Jo Nesbo : Fantôme. Les héros sont fatigués.
Avec "Fantôme", dernier opus des enquêtes de Harry Hole, Jo Nesbo est peut-être en train de nous faire la démonstration d’une équation littéraire qui consiste à dire que plus grand est le nombre de lecteur plus médiocre est le récit. C’est probablement pour satisfaire ce lectorat grandissant que l’on observe une certain conformisme déjà décelable avec le « Bonhomme de Neige » et confirmé avec le « Léopard » et si l’on analyse plus finement la série Harry Hole, on peut mettre ce déclin en corrélation avec le final de l’arche narrative qui reliait les romans précédents jusqu’à sa conclusion dans les dernières pages du « Sauveur ». Avec la disparition de plusieurs protagonistes c’est un peu comme si l’on enlevait du relief au personnage principal qui devient désormais un énième flic alcoolique en quête de rédemption et les artifices opérés par l’auteur n’y changent désormais pas grand chose.
Il faut bien le dire, Harry Hole, n’a jamais été un personnage très riche et très épais dans les trames narratives de Jo Nesbo. C’était les situations et les personnages secondaires qui animaient l’inspecteur dont la vie personnelle paraissait quelque peu vide de sens hormis sa relation avec Rakel.
C’est d’ailleurs sur la base de cette relation fluctuante que Harry Hole, retourne à Oslo pour aider le jeune Oleg, fils de Rakel, qui outre ses problèmes de drogue est accusé d’avoir assasiné un de ses condisciples d’infortunes. En apportant son aide, Harry Hole, met à jour un dangereux réseau de trafiquants conduit par un mystérieux Dubaï, sorte de « Keyser Söze » du crime organisé qui apparaît au moment où est mis sur le marché une nouvelle drogue de synthèse qui déferle sur la capitale norvégienne. Guerre de gangs, corruptions et filières mafieuses, c’est tout cela que va devoir affronter Harry Hole qui se contraint de se surpasser pour parvenir à sauver Oleg.

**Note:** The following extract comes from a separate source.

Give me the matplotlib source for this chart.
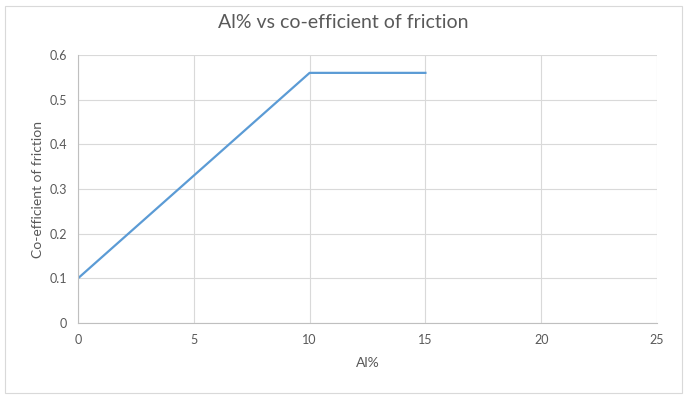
import matplotlib.pyplot as plt
from matplotlib.patches import Rectangle

al_pct = [0, 10, 15]
friction = [0.1, 0.56, 0.56]
x_ticks = [0, 5, 10, 15, 20, 25]
y_ticks = [0, 0.1, 0.2, 0.3, 0.4, 0.5, 0.6]
y_labels = ["0", "0.1", "0.2", "0.3", "0.4", "0.5", "0.6"]

plt.rcParams['font.family'] = ['Lato', 'DejaVu Sans']
text_col = "#595959"

fig = plt.figure(figsize=(6.87, 3.99), dpi=100)
ax = fig.add_axes([78/687, 1 - 323/399, (657 - 78)/687, (323 - 55)/399])

# chart border
fig.patches.append(Rectangle((5/687, 6/399), 677/687, 387/399, transform=fig.transFigure,
                             fill=False, edgecolor="#d9d9d9", linewidth=0.8))

ax.plot(al_pct, friction, color="#5b9bd5", linewidth=1.6)

ax.set_xlim(0, 25)
ax.set_ylim(0, 0.6)
ax.set_xticks(x_ticks)
ax.set_yticks(y_ticks)
ax.set_yticklabels(y_labels)
ax.grid(True, color="#d9d9d9", linewidth=0.8)
ax.set_axisbelow(True)
for s in ["top", "right"]:
    ax.spines[s].set_visible(False)
for s in ["left", "bottom"]:
    ax.spines[s].set_color("#bfbfbf")
    ax.spines[s].set_linewidth(0.8)
ax.tick_params(length=0, labelsize=9, labelcolor=text_col, pad=8)

# title centred on the whole chart, like Excel
fig.text(343/687, 1 - 22/399, "Al% vs co-efficient of friction", fontsize=14,
         color=text_col, ha="center", va="center")
ax.set_xlabel("Al%", fontsize=10, color=text_col, labelpad=8)
ax.set_ylabel("Co-efficient of friction", fontsize=10, color=text_col, labelpad=4)

fig.savefig("out.png", dpi=100)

Ce ne sont pas les quelques rebondissements émaillant l’histoire de quelques artifices qui parviendront à nourrir ce récit archi convenu où les différents acteurs apparaissent dans des rôles stéréotypés. L’auteur est désormais tourné vers l’intrigue au détriment de la description social dans laquelle évoluent les personnages et c’était pourtant ce qui donnait tout son sel aux précédents romans, comme « Rouge-Gorge », « Rue Sans-Souçi » où « L’Homme Chauve-Souri ». Un temps lointain où les livres de Nesbo étaient édités aux éditions Gaïa avant qu’il ne passe chez Gallimard. Mais peut-être est-ce là la rançon du succès qui contraint un auteur à donner toujours plus au lecteur quitte parfois à verser dans le spectaculaire qui vire à l’esbrouffe.
Avec ses travers, "Fantôme", demeure un livre extrèmement bien construit sur le plan narratif qui conviendra parfaitement à l’atmosphère estivale de ces derniers jours et jouera son rôle de best-seller trônant sur les chaises longues alignées au bord des plages et des piscines.
Il ne restera de tout cela que quelques chapitres consacrés à l’agonie de la victime de Oleg qui amènent cette dimension sociale en décrivant les affres des petits trafiquants/consommateurs qui hantent les rues sombres d’Oslo. Le final qui se voudrait percutant, manque finalement de mordant et apparaît, si l’on consulte le site de l’auteur, comme un ultime artifice pour tenter de raviver une série moribonde. Mais n’est pas sir Arthur Conan Doyle qui veut ! Néanmoins, fan de Nesbo de la première heure, je ne désespère pas de retrouver le grand auteur que j’ai apprécié au fil des années.
Jo Nesbo : Fantôme. Editions Série Noire/Gallimard 2013. Traduit du norvégien par Paul Dott.
A lire en écoutant : Ghostwriter de Headphone. Album : Ghostwriter. 2008 Play It Again Sam (PIAS).